From the quirky background synths of the first verse and the subtle reggaeton-influenced refrain to the sudden electro shifts post-chorus, “L.I.E” felt like it was trying too hard which can confuse listeners, especially once you do look up the lyrics and understand that the song is supposed to be an empowering track about catching your beau cheat on you and not having to put up with his BS anymore.
On that note, while there’s definitely much to be said about the instrumentals of “L.I.E.”, the lyrics on the other hand is cutting it to the chase — the girl knows that you’re a cheater and she no longer wants to get caught up in your stupid web of lies. There are no attempts of vague aegyo, cutely asking oppa why he did this and that, nor are there any fleeting moments of hesitation in which the narrator is still bargaining whether or not her boyfriend really is a cheater. There’s none of that in “L.I.E.” and that’s probably one of its few redeeming factors — that it strays away from your typical K-pop sugarcoating by straight up praying that the cheating boyfriend dies and goes to hell, even going as far as wishing that he should have never been born.
BABY I Know I Know
The more I think about you
It makes me go crazier, because of your
Lie Lie Lie Lie EH EH
Lie Lie Lie Lie EH EH
I pray that you keep this up until you die
And go to hell
GO (GO) TO HELL (GO AWAY)
OH BABY you
You should have never been born
And now there’s the music video of this song.

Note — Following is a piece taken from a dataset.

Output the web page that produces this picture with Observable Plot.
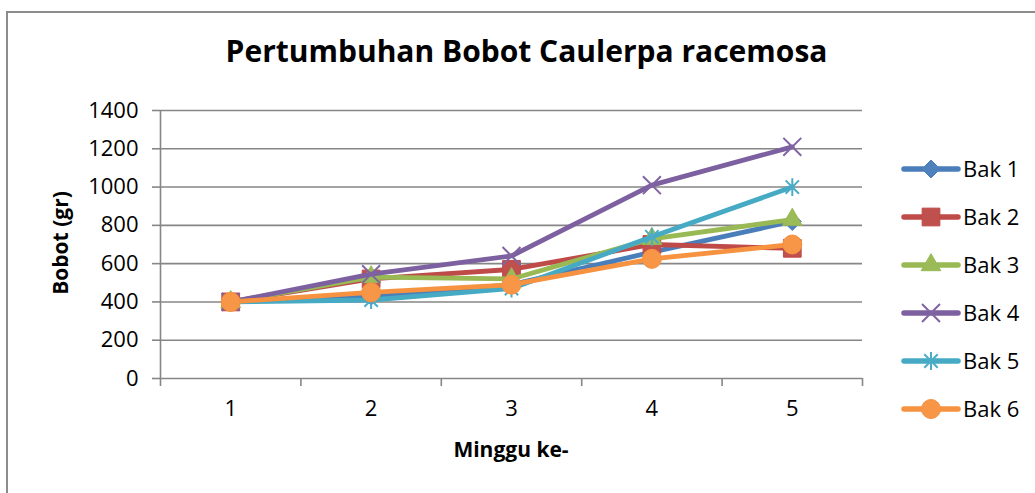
<!DOCTYPE html>
<html>
<head>
<meta charset="utf-8">
<script src="https://cdn.jsdelivr.net/npm/d3@7"></script>
<script src="https://cdn.jsdelivr.net/npm/@observablehq/plot@0.6"></script>
<style>
  html, body { margin: 0; padding: 0; background: #fff; overflow: hidden; }
  #wrap { position: relative; width: 1035px; height: 493px; overflow: hidden; font-family: "Open Sans", sans-serif; }
  #border { position: absolute; left: 6px; top: 11px; width: 1100px; height: 600px; border: 2px solid #8c8c8c; box-sizing: border-box; }
  #chart, #overlay { position: absolute; left: 0; top: 0; }
</style>
</head>
<body>
<div id="wrap">
  <div id="border"></div>
  <div id="chart"></div>
  <svg id="overlay" width="1035" height="493"></svg>
</div>
<script>
// ---- data ----
const title = "Pertumbuhan Bobot Caulerpa racemosa";
const xTitle = "Minggu ke-";
const yTitle = "Bobot (gr)";
const weeks = [1, 2, 3, 4, 5];
const seriesNames = ["Bak 1", "Bak 2", "Bak 3", "Bak 4", "Bak 5", "Bak 6"];
const bak1 = [400, 430, 490, 660, 820];
const bak2 = [400, 520, 570, 700, 680];
const bak3 = [400, 530, 520, 730, 830];
const bak4 = [400, 545, 640, 1010, 1210];
const bak5 = [400, 410, 470, 740, 1000];
const bak6 = [400, 450, 490, 625, 700];
const yTicks = [0, 200, 400, 600, 800, 1000, 1200, 1400];

const seriesValues = [bak1, bak2, bak3, bak4, bak5, bak6];
const lineColors = ["#4A7EBB", "#BE4B48", "#98B954", "#7D60A0", "#46AAC5", "#F69240"];
const markColors = ["#4F81BD", "#C0504D", "#9BBB59", "#8064A2", "#4BACC6", "#F79646"];

// Excel-style star marker: vertical bar plus an X
const excelStar = {
  draw(context, size) {
    const r = Math.sqrt(size / Math.PI) * 1.05;
    const k = r * 0.75;
    context.moveTo(0, -r); context.lineTo(0, r);
    context.moveTo(-k, -k); context.lineTo(k, k);
    context.moveTo(-k, k); context.lineTo(k, -k);
  }
};
const symbolObjs = [d3.symbolDiamond2, d3.symbolSquare, d3.symbolTriangle, d3.symbolTimes, excelStar, d3.symbolCircle];
const symbolR = [8.1, 10, 7.3, 8.2, 8.5, 9.5];
const strokeOnly = [false, false, false, true, true, false];

const rows = seriesNames.flatMap((s, i) =>
  weeks.map((w, j) => ({ series: s, week: w, value: seriesValues[i][j] })));
const boundaries = [0.5, ...weeks.map(w => w + 0.5)];

const grid = "#868686";
const fmt = d => String(d);
const marks = [
  Plot.gridY(yTicks, { stroke: grid, strokeOpacity: 1, strokeWidth: 1.6 }),
  Plot.axisY(yTicks, { tickSize: 8, tickPadding: 14, stroke: grid, strokeWidth: 1.6, label: null, fill: "#000", tickFormat: fmt }),
  Plot.axisX(boundaries, { tickSize: 8, tickFormat: () => "", stroke: grid, strokeWidth: 1.6, label: null }),
  Plot.axisX(weeks, { tickSize: 0, tickPadding: 22, label: null, fill: "#000", tickFormat: fmt }),
  Plot.ruleX([0.5], { stroke: grid, strokeWidth: 1.6 })
];
seriesNames.forEach((s, i) => {
  const d = rows.filter(r => r.series === s);
  marks.push(Plot.line(d, { x: "week", y: "value", stroke: lineColors[i], strokeWidth: 4.8, strokeLinejoin: "round", strokeLinecap: "round" }));
  marks.push(Plot.dot(d, strokeOnly[i]
    ? { x: "week", y: "value", symbol: symbolObjs[i], r: symbolR[i], stroke: markColors[i], strokeWidth: 2, fill: "none" }
    : { x: "week", y: "value", symbol: symbolObjs[i], r: symbolR[i], fill: markColors[i], stroke: lineColors[i], strokeWidth: 1 }));
});

const plot = Plot.plot({
  width: 1035,
  height: 493,
  marginLeft: 160,
  marginRight: 173,
  marginTop: 110,
  marginBottom: 115,
  x: { type: "linear", domain: [0.5, 5.5] },
  y: { domain: [0, 1400] },
  style: { fontFamily: "Open Sans, sans-serif", fontSize: "22px", color: "#000", background: "transparent", overflow: "visible" },
  marks
});
document.getElementById("chart").appendChild(plot);

// ---- titles & legend ----
const ov = d3.select("#overlay");
ov.append("text").attr("x", 526.5).attr("y", 62).attr("text-anchor", "middle")
  .attr("font-family", "Open Sans, sans-serif").attr("font-weight", "bold").attr("font-size", 30).text(title);
ov.append("text").attr("x", 511).attr("y", 457).attr("text-anchor", "middle")
  .attr("font-family", "Open Sans, sans-serif").attr("font-weight", "bold").attr("font-size", 21).text(xTitle);
ov.append("text").attr("transform", "translate(68,243) rotate(-90)").attr("text-anchor", "middle")
  .attr("font-family", "Open Sans, sans-serif").attr("font-weight", "bold").attr("font-size", 21).text(yTitle);

seriesNames.forEach((s, i) => {
  const y = 169 + i * 48;
  const g = ov.append("g");
  g.append("line").attr("x1", 904).attr("x2", 958).attr("y1", y).attr("y2", y)
    .attr("stroke", lineColors[i]).attr("stroke-width", 5.5).attr("stroke-linecap", "round");
  const p = g.append("path").attr("transform", `translate(931,${y})`)
    .attr("d", d3.symbol(symbolObjs[i], Math.PI * symbolR[i] * symbolR[i])());
  if (strokeOnly[i]) p.attr("fill", "none").attr("stroke", markColors[i]).attr("stroke-width", 2);
  else p.attr("fill", markColors[i]).attr("stroke", lineColors[i]).attr("stroke-width", 1);
  g.append("text").attr("x", 963).attr("y", y).attr("dy", "0.36em")
    .attr("font-family", "Open Sans, sans-serif").attr("font-size", 22).text(s);
});
</script>
</body>
</html>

Let’s be real about this: EXID has always been one of those go-to girl groups when it comes to sexy concepts and the music video for “L.I.E.” definitely did not shy away from that. Definitely. The amount of sexual innuendo in the video was so overbearing to the point of being almost hilarious and ridiculous and while this may bring in some discomfort to some viewers, there’s actually an interesting narrative behind all of this sexy hotelier get-up.

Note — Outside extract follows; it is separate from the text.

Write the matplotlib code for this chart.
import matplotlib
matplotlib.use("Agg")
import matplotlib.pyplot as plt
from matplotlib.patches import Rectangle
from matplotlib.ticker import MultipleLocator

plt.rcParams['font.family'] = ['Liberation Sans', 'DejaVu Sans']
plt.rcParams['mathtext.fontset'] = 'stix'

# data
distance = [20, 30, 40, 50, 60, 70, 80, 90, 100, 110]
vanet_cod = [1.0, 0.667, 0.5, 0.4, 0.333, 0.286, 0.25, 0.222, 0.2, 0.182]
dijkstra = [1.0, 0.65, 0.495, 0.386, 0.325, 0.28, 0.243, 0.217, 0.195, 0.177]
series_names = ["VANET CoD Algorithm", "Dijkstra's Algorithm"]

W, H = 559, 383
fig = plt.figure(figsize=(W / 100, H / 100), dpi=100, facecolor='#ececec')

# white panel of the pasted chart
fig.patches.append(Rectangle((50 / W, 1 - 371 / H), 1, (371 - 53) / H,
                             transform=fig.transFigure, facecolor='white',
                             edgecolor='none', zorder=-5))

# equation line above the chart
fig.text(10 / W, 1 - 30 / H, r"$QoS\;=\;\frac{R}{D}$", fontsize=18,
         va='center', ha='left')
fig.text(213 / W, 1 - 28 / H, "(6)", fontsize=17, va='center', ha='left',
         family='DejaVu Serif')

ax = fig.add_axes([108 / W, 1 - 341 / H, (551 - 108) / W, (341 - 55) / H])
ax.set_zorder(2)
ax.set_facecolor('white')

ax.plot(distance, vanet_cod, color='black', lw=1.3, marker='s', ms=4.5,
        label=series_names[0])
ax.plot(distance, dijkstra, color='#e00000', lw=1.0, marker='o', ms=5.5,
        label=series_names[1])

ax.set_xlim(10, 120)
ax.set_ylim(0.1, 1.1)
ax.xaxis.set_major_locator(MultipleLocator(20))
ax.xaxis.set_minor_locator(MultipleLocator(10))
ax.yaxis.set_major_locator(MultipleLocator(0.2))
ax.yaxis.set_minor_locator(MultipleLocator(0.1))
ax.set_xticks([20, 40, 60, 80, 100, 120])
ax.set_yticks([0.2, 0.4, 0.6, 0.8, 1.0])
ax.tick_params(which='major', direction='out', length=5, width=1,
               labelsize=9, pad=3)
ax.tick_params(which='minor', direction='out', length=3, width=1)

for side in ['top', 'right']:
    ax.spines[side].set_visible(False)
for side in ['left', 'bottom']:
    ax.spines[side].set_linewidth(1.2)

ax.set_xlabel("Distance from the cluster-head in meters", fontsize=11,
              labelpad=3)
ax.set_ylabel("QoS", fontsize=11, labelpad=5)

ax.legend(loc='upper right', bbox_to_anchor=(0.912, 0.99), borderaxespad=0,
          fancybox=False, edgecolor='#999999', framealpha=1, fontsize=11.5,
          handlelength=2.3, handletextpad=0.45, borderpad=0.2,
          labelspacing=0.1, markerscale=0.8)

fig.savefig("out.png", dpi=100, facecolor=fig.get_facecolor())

The MV starts off with a couple arriving at a hotel, possibly to stay the night. Immediately, this is something that most of us would associate with adultery narratives: the cheating partner going on secret trysts with a lover at some sleazy hotel or motel. Then you have the EXID members portraying various hotel staff with Junghwa being the valet, Hani being the receptionist, Hyerin as the maid, LE the elevator girl, and Solji the bellhop.

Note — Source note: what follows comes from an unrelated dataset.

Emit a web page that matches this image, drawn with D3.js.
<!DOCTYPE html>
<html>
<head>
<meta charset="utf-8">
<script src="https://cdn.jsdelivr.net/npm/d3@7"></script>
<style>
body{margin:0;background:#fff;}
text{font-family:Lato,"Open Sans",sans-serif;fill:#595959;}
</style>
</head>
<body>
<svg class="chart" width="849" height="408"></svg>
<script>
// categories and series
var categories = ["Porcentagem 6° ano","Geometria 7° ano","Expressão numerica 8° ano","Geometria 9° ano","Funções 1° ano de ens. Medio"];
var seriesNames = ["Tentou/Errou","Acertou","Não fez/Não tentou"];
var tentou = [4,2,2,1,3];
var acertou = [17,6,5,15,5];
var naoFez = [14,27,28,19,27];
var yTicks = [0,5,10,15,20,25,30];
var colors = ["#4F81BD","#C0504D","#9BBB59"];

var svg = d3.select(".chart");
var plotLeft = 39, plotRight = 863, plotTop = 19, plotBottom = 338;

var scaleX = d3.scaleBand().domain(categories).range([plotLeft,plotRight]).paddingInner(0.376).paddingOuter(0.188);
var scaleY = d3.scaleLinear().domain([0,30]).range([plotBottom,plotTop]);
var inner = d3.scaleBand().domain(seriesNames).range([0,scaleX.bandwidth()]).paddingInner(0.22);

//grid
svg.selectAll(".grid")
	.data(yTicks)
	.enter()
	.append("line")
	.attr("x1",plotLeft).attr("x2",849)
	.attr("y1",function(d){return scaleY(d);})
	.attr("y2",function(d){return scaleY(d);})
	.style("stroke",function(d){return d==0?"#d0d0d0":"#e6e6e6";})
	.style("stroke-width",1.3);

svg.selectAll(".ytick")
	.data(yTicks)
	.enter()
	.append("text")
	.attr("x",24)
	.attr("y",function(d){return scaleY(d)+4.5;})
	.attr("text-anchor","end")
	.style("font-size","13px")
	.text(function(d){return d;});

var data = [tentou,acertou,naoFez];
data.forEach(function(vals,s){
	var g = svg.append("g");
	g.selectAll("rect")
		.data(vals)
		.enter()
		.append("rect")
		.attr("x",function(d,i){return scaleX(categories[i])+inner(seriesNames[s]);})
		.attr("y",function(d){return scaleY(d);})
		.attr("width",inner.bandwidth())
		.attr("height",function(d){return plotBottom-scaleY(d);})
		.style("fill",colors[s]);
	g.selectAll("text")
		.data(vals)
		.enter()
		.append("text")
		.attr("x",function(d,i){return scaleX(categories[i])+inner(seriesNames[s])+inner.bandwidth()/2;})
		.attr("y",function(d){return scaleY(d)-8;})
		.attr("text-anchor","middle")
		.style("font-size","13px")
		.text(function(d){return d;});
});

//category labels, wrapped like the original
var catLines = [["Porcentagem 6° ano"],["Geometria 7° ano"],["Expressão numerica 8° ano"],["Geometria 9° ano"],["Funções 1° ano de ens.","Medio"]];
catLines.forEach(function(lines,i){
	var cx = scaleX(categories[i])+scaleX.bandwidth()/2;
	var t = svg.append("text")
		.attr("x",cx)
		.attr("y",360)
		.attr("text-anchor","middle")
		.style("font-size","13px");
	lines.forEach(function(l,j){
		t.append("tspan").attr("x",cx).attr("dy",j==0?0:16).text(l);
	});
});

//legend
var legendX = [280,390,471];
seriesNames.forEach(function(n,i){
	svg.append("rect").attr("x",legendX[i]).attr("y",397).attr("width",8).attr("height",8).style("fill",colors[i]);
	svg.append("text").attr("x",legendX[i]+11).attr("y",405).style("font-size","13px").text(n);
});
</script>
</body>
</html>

The girls initially appear fed up and bored as if they see this sort of scenario every single day, yet as the video progresses, we see them eventually depict the different ways a person would react or cope with the realization of a cheating partner. Hani seems in a daze — the shock of a cheating boyfriend still unable to sink in; Solji doesn’t seem to care anymore because she knows she’s too good for him; and there’s Hyerin who at certain parts of the video can be seen breaking down and going crazy because she’s been played for a fool. The music video eventually concludes after a random dance break and the symbolic explosion of a male figure
Obviously, despite what sort of possibly ‘profound message’ that this music video has to offer (and despite how it borrowed some beautiful aesthetics from Wes Anderson‘s Grand Budapest Hotel), there’s still no justifying the way the girls were way too sexualized and objectified in the music video. Even if we were to say that this has always been EXID’s image, the music video greatly takes away from what could have been a really good message because of how it distracts viewers from what the song is really trying to say.
The producers of the “L.I.E.” music video could have easily made a cliched narrative centered around a revenge plot (hey, if AOA Cream was able to do it with cheesy graphics and aegyo, then EXID could have done it with their own version as well) that would showcase these girls as people who are not be toyed around and cheated on. Instead, we are given this rather mediocre MV with images that just continue to perpetuate sexist notions which sometimes do lead to the act of cheating and affairs.
What were your thoughts after listening to “L.I.E” and watching the music video? Did you think it was just right for an EXID release?